(Dataset records)
────────────────

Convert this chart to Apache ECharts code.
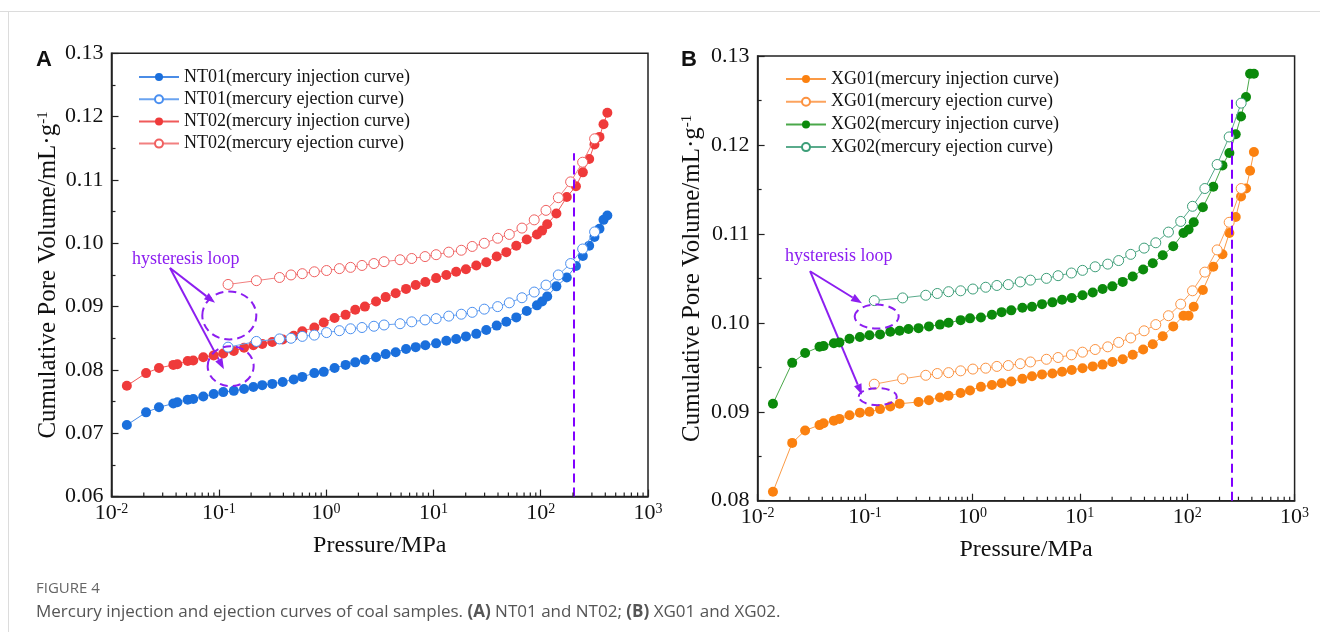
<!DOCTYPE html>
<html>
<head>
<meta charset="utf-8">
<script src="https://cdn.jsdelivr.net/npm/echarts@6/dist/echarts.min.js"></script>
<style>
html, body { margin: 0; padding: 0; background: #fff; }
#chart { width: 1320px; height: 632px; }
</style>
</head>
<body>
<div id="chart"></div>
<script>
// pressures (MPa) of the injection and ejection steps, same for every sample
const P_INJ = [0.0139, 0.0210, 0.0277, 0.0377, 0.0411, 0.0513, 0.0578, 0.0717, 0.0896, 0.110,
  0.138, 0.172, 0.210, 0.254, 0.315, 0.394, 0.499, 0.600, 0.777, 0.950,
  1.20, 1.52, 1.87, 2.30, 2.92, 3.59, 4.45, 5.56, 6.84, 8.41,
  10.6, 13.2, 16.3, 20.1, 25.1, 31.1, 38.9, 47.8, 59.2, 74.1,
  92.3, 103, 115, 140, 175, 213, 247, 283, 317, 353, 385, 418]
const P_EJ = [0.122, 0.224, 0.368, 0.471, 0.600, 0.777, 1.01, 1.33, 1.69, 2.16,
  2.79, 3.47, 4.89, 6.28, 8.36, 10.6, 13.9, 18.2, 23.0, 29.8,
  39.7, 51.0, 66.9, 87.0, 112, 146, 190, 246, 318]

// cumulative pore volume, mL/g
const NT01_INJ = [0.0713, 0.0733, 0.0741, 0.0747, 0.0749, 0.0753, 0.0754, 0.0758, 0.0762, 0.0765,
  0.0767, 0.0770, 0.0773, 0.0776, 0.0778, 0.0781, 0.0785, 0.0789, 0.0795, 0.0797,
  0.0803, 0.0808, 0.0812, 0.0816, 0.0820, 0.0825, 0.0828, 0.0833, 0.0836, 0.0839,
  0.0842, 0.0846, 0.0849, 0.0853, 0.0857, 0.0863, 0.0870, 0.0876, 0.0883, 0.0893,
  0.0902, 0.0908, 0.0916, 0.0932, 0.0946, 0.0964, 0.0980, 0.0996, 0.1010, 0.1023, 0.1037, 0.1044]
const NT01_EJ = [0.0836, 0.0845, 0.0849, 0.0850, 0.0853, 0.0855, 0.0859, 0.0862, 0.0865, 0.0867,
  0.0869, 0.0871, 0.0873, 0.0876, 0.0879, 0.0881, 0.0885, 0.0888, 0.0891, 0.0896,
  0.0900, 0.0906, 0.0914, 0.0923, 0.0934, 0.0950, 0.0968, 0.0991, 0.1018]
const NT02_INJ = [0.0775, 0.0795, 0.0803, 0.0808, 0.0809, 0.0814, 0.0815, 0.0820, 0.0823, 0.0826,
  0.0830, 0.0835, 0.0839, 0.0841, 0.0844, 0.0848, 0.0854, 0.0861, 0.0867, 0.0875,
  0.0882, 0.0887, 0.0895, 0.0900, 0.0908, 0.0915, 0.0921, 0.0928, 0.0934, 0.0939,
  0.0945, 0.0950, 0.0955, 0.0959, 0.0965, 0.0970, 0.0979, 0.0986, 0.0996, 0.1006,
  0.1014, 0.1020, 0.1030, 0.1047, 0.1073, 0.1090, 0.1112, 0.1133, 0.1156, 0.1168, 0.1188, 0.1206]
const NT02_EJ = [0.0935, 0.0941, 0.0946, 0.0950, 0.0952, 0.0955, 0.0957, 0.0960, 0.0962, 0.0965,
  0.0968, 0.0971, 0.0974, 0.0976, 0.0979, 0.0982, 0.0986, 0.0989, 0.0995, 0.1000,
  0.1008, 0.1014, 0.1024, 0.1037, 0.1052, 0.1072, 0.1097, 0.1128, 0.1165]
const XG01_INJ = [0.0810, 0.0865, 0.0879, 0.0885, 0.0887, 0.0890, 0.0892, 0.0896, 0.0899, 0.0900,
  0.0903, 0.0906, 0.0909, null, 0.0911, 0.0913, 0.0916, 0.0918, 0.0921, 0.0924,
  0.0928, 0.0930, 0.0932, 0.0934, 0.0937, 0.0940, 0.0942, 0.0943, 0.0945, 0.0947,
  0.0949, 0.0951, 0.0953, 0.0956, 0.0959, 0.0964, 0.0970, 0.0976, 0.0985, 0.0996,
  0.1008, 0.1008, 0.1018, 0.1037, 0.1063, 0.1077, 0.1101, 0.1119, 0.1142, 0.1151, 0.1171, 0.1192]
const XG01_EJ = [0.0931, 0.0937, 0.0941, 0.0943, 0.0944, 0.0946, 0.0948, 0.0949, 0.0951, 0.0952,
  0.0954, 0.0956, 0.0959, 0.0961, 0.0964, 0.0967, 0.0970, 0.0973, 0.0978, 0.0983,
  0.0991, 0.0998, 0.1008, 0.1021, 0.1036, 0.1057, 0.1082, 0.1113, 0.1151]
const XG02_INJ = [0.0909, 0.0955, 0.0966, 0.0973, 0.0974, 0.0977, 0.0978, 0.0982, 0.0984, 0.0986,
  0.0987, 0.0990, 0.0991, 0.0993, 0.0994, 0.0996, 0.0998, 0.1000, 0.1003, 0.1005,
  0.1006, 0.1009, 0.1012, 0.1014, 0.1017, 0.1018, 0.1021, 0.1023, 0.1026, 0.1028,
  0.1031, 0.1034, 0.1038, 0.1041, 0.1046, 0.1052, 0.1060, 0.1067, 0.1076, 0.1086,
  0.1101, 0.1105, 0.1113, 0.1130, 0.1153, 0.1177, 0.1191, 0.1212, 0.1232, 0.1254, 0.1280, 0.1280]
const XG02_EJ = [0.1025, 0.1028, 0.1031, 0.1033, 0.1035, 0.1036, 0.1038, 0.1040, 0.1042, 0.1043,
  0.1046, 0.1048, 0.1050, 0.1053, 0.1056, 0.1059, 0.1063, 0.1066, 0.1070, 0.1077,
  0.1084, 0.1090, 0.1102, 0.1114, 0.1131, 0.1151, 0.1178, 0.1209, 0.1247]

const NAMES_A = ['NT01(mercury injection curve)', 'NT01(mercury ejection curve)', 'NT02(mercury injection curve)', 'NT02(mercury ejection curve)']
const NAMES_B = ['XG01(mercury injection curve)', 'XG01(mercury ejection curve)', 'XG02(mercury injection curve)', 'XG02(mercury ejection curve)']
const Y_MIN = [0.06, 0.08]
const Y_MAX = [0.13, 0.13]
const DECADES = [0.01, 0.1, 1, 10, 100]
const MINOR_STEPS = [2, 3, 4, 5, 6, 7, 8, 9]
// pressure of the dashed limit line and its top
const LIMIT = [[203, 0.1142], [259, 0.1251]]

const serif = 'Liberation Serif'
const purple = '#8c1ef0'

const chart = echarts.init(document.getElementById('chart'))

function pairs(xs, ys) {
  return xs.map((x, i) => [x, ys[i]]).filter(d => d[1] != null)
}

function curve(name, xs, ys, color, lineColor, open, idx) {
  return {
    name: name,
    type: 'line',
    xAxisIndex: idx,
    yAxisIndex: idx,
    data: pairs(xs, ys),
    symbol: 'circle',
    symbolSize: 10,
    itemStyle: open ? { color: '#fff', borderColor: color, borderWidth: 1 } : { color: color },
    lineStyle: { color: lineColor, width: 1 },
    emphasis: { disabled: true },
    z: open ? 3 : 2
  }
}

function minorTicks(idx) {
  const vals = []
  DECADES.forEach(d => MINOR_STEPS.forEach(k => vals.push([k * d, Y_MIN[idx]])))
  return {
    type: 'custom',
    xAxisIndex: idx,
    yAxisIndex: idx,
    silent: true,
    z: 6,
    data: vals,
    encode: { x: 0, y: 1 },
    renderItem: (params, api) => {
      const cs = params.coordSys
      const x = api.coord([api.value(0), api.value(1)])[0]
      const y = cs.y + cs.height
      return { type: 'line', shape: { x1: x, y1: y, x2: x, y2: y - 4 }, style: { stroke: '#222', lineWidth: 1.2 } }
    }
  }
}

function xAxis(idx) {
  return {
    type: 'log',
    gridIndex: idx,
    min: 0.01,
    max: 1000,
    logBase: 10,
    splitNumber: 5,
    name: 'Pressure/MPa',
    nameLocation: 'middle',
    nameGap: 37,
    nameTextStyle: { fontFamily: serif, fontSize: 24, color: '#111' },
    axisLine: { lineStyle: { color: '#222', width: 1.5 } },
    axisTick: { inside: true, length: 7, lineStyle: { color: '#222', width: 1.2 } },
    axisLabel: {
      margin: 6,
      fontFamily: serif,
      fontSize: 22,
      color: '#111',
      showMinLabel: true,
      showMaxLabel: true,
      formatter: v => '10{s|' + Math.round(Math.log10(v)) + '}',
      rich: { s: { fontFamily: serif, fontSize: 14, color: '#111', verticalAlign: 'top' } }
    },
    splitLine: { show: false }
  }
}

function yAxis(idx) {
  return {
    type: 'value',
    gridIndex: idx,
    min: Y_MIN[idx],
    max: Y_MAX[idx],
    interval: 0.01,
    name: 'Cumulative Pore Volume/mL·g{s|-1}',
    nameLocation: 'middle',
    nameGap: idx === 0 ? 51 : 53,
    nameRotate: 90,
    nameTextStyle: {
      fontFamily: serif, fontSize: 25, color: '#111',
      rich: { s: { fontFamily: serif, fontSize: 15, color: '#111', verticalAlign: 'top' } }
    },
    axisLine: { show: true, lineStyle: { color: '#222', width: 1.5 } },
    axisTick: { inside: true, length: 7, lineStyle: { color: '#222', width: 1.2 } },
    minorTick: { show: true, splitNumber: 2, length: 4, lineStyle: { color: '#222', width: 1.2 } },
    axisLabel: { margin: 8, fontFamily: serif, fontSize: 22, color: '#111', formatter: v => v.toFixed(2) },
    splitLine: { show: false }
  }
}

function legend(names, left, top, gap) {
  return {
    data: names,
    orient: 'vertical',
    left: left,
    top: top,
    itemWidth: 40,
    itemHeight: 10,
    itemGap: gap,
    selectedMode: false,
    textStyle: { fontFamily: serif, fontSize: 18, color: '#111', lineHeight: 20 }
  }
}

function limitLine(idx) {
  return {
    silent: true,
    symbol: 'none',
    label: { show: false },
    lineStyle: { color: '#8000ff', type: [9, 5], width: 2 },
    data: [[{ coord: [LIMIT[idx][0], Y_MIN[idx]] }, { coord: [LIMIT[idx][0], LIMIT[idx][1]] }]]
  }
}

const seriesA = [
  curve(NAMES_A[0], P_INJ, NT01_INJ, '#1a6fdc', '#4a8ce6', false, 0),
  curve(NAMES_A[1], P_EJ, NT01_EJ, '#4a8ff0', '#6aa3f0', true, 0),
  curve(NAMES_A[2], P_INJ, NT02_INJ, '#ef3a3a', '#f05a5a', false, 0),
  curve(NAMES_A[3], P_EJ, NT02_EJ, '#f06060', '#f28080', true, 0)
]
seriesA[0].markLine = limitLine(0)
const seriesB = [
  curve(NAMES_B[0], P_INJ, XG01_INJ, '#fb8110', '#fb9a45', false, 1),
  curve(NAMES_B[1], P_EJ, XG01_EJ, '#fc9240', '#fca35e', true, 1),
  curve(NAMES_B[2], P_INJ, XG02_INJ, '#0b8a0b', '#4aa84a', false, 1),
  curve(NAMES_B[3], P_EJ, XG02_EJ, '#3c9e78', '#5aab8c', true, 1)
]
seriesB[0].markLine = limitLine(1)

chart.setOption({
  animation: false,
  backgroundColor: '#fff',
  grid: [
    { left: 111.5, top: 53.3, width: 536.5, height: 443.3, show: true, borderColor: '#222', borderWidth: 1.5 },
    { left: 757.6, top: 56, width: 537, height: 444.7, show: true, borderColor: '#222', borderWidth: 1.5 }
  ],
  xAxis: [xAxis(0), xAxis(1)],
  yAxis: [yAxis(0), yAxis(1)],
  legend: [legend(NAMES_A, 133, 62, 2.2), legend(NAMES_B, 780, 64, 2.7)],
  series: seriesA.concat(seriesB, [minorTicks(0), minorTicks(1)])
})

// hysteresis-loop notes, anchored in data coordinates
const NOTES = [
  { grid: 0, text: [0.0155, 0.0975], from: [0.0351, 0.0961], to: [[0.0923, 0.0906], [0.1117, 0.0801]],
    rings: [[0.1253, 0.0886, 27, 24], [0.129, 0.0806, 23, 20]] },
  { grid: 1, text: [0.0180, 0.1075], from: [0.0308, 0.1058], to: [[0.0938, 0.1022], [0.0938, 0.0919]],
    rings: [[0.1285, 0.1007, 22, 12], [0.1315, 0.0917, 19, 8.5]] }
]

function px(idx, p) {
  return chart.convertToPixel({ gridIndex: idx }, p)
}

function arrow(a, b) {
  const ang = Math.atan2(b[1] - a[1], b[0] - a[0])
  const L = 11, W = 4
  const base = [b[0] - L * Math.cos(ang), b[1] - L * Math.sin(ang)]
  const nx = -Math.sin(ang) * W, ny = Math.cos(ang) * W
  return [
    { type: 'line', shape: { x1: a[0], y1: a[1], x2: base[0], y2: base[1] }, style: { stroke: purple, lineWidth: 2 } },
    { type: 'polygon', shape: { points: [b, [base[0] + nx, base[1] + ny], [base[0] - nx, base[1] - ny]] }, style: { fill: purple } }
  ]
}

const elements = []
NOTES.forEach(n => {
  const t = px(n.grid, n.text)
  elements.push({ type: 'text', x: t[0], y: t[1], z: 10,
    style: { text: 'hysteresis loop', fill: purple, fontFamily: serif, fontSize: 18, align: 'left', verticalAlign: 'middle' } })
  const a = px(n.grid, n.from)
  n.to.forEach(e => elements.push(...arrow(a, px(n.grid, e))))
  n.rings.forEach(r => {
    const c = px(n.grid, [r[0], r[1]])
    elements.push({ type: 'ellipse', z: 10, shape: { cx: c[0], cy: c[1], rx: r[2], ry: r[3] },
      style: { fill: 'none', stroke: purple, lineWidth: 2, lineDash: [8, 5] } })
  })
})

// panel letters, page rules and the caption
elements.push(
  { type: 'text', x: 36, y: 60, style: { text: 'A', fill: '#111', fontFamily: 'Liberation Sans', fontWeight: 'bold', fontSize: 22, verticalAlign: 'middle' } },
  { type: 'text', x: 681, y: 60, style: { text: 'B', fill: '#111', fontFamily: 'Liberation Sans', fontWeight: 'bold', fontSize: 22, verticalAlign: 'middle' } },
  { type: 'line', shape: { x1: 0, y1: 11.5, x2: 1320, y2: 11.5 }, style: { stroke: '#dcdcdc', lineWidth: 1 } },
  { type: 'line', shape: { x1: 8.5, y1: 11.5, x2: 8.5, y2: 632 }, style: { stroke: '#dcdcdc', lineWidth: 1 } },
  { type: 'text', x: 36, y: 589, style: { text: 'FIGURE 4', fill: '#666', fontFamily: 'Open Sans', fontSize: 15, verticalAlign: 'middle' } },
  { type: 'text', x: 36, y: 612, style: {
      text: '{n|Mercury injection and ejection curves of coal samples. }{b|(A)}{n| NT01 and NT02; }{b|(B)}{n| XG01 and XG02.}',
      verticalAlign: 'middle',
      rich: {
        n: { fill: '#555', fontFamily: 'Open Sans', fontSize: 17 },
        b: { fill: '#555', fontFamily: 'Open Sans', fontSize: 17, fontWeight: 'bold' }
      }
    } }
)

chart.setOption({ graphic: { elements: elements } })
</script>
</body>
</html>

────────────────

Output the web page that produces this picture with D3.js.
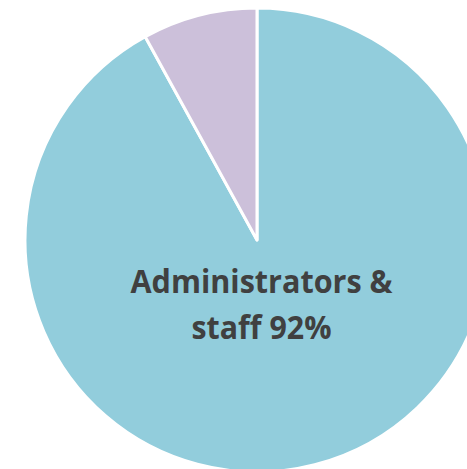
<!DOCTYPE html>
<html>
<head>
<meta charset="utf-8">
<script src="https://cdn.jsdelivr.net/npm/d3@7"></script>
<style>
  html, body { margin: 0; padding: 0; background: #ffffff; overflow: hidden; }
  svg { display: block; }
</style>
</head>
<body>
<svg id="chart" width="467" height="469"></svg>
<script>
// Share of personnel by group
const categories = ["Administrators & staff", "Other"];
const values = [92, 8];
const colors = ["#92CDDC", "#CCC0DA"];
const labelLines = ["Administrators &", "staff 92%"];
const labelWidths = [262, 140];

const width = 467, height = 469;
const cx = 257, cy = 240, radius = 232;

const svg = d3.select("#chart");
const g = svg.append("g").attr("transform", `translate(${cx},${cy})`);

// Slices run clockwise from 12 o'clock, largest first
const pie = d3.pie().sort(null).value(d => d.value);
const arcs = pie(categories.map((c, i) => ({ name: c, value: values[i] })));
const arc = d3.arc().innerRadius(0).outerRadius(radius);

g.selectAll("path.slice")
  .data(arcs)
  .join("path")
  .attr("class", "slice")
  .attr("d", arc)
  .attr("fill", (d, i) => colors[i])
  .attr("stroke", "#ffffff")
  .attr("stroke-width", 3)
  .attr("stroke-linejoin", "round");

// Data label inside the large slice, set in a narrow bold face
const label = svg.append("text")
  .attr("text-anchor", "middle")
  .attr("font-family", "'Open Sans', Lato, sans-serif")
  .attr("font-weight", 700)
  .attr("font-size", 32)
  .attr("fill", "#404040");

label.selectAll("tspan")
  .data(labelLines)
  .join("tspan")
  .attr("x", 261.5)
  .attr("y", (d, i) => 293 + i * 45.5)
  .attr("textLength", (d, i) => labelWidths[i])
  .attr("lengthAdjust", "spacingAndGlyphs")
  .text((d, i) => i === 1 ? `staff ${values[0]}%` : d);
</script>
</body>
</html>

────────────────

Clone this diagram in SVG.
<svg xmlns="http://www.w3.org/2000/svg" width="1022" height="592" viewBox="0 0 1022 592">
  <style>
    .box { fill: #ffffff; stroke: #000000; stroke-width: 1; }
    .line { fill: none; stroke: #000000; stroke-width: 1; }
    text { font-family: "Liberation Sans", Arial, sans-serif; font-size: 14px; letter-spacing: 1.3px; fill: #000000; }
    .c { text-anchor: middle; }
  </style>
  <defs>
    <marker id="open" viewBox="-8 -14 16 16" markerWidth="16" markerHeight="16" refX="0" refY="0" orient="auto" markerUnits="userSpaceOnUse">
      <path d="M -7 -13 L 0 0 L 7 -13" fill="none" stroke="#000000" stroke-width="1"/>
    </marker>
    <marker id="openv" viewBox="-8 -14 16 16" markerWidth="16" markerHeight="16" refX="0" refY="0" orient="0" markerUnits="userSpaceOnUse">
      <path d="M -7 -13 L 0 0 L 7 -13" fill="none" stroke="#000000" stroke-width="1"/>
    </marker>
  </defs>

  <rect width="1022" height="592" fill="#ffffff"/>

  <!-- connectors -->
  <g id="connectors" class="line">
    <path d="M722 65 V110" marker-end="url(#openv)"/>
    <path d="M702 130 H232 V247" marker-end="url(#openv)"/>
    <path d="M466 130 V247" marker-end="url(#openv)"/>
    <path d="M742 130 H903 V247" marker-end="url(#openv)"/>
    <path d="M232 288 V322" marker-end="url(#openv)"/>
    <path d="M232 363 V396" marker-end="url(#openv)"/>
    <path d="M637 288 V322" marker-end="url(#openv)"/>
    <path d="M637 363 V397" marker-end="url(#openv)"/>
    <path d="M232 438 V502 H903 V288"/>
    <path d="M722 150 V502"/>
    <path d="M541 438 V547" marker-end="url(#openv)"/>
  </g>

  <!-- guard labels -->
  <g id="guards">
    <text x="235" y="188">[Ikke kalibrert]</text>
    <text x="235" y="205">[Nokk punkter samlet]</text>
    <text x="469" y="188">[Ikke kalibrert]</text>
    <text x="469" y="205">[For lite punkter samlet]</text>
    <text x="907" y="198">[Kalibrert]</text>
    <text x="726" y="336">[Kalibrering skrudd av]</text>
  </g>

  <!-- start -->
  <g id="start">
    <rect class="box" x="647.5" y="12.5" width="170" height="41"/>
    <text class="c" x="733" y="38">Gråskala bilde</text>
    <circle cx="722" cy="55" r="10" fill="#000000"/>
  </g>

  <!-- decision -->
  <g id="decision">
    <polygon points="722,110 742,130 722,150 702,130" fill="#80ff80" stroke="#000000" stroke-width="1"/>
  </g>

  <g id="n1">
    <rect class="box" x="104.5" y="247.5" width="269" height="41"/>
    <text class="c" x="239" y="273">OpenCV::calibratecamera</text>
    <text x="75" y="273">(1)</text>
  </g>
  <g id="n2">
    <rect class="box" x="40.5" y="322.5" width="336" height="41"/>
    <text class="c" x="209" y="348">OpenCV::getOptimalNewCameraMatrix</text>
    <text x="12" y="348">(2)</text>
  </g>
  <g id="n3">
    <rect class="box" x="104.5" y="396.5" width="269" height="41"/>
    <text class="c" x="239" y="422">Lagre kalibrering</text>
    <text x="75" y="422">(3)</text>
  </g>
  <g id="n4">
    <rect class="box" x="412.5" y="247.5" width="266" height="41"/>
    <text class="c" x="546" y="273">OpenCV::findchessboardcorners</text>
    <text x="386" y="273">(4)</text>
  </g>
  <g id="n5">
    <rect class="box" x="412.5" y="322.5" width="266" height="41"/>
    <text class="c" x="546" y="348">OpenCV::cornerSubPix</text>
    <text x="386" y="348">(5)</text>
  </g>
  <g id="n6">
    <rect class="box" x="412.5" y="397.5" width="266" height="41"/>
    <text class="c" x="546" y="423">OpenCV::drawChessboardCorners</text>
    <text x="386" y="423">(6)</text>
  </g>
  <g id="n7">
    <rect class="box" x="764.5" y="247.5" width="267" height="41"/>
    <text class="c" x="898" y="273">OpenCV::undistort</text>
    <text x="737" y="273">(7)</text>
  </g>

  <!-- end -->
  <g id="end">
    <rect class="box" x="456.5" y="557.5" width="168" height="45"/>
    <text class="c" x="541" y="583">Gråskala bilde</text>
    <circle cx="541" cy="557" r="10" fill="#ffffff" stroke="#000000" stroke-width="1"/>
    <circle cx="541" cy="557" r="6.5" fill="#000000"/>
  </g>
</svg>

────────────────

● Given instruction
Copy, exactly as they stand, the lines from the one that holds "Convert this chart to Apache ECharts code." to the one that holds "39.7, 51.0, 66.9, 87.0, 112, 146, 190, 246, 318]", both included, and drop every picture.

● Full solution
Convert this chart to Apache ECharts code.
<!DOCTYPE html>
<html>
<head>
<meta charset="utf-8">
<script src="https://cdn.jsdelivr.net/npm/echarts@6/dist/echarts.min.js"></script>
<style>
html, body { margin: 0; padding: 0; background: #fff; }
#chart { width: 1320px; height: 632px; }
</style>
</head>
<body>
<div id="chart"></div>
<script>
// pressures (MPa) of the injection and ejection steps, same for every sample
const P_INJ = [0.0139, 0.0210, 0.0277, 0.0377, 0.0411, 0.0513, 0.0578, 0.0717, 0.0896, 0.110,
  0.138, 0.172, 0.210, 0.254, 0.315, 0.394, 0.499, 0.600, 0.777, 0.950,
  1.20, 1.52, 1.87, 2.30, 2.92, 3.59, 4.45, 5.56, 6.84, 8.41,
  10.6, 13.2, 16.3, 20.1, 25.1, 31.1, 38.9, 47.8, 59.2, 74.1,
  92.3, 103, 115, 140, 175, 213, 247, 283, 317, 353, 385, 418]
const P_EJ = [0.122, 0.224, 0.368, 0.471, 0.600, 0.777, 1.01, 1.33, 1.69, 2.16,
  2.79, 3.47, 4.89, 6.28, 8.36, 10.6, 13.9, 18.2, 23.0, 29.8,
  39.7, 51.0, 66.9, 87.0, 112, 146, 190, 246, 318]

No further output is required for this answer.